While you already accepted a very good and quite detailled answer, let me try to add another one, commensurate to the level of the question:
What kind of security control would cause a breach of privacy?
"Security" has, amongst others, these uses:
- Protect some information from being seen by any but the intended parties.
- Prove the identity of one of the intended parties to the others (authentication).
- Prove that one of the parties is allowed to do or see something (authorization).
- And plenty of others.
In many cases, authentication and authorization do not necessarily need to go together to make a system work as intended. If a security control manages to handle authorization without authentication, then, great!
Examples:
- The infamous example of the (real or fictional, I don't know) Swiss bank which lets a customer into their vault only based on them knowing some secret password (not their identity).
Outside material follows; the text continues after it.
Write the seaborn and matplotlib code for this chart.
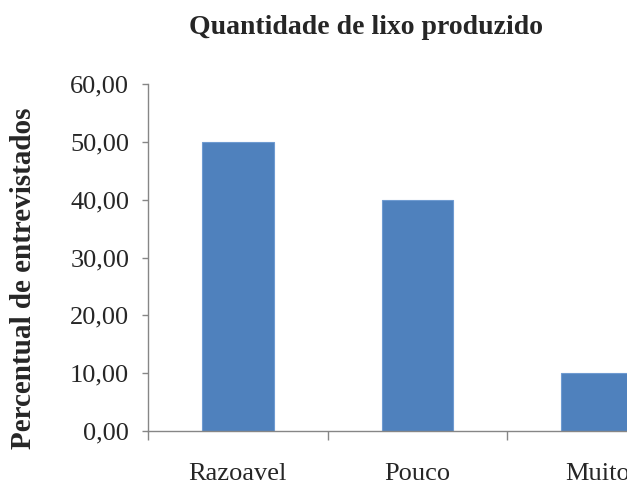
import matplotlib
matplotlib.use('Agg')
import matplotlib.pyplot as plt
import seaborn as sns
import pandas as pd
from matplotlib.ticker import FuncFormatter, FixedLocator

categorias = ['Razoavel', 'Pouco', 'Muito']
percentual = [50.0, 40.0, 10.0]
yticks = [0, 10, 20, 30, 40, 50, 60]

sns.set_style('white')
plt.rcParams['font.family'] = ['Liberation Serif', 'DejaVu Serif']

df = pd.DataFrame({'categoria': categorias, 'percentual': percentual})

fig = plt.figure(figsize=(6.27, 4.87), dpi=100)
# axes runs past the right edge, like the cropped original
ax = fig.add_axes([148 / 627, 1 - 431 / 487, 539 / 627, 347 / 487])

sns.barplot(data=df, x='categoria', y='percentual', color='#4F81BD',
            width=0.4, edgecolor='#6F9BD1', linewidth=0.8, saturation=1, ax=ax)

ax.set_xlim(-0.5, len(categorias) - 0.5)
ax.set_ylim(0, 60)
ax.set_yticks(yticks)
ax.yaxis.set_major_formatter(FuncFormatter(lambda v, p: f'{v:.2f}'.replace('.', ',')))
ax.xaxis.set_minor_locator(FixedLocator([-0.5, 0.5, 1.5, 2.5]))

for s in ['top', 'right']:
    ax.spines[s].set_visible(False)
for s in ['left', 'bottom']:
    ax.spines[s].set_color('#868686')
    ax.spines[s].set_linewidth(1.0)

ax.tick_params(axis='y', which='major', direction='out', length=4.5, width=1,
               color='#868686', labelsize=19, pad=9, left=True)
ax.tick_params(axis='x', which='major', length=0, labelsize=19, pad=23)
ax.tick_params(axis='x', which='minor', direction='out', length=6.5, width=1,
               color='#868686', bottom=True)

ax.set_xlabel('')
ax.set_ylabel('')

fig.text(366 / 627, 1 - 34 / 487, 'Quantidade de lixo produzido',
         ha='center', va='baseline', fontsize=20, fontweight='bold')
fig.text(24 / 627, 1 - 278 / 487, 'Percentual de entrevistados',
         ha='center', va='center', rotation=90, fontsize=21, fontweight='bold')

plt.savefig('out.png', dpi=100)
The security control is simply the knowledge of the password.
- A user of a leased car with a payment card for gas can use that card, together with a PIN, to pay the gas bill, without the identity of the user playing any role (here, the security control is the combination of physical possession of the card, and knowledge of the PIN).
- Modern schemes like OAuth or SAML make it possible for an application to let only privileged users in without knowing anything about those users. For example, you can log into a random small web site using your Google or Facebook account - the web site does not need to know anything about you as a person; it can trust Google's or Facebook's account database that it's really you. This scheme is a little more involved, it has different systems with different roles (i.e., keeper of your private data; keeper of the information that you have access to some resource; and a system for checking that from the point of view of a 3rd party app; these can be very different systems, so in theory not even the keeper of your private data gets to know which apps you are working with by separating out the system that matches that stuff).
To circle back to your question: any security control which is not like that, in spirit, would breach your privacy. If you have to give your personal name, audibly, at the doctor's office, then everybody around you will know that you have a reason to be at that doctor. If you need to give your real name whenever creating an account at a website, preferably with your bank information too, then that web site has a nice little collection of data about you, that it absolutely would not need otherwise. If you had to give your real name to the Swiss bank, it would make it much harder for you to manage your hard earned money without having to pay pesky taxes... and so on and forth.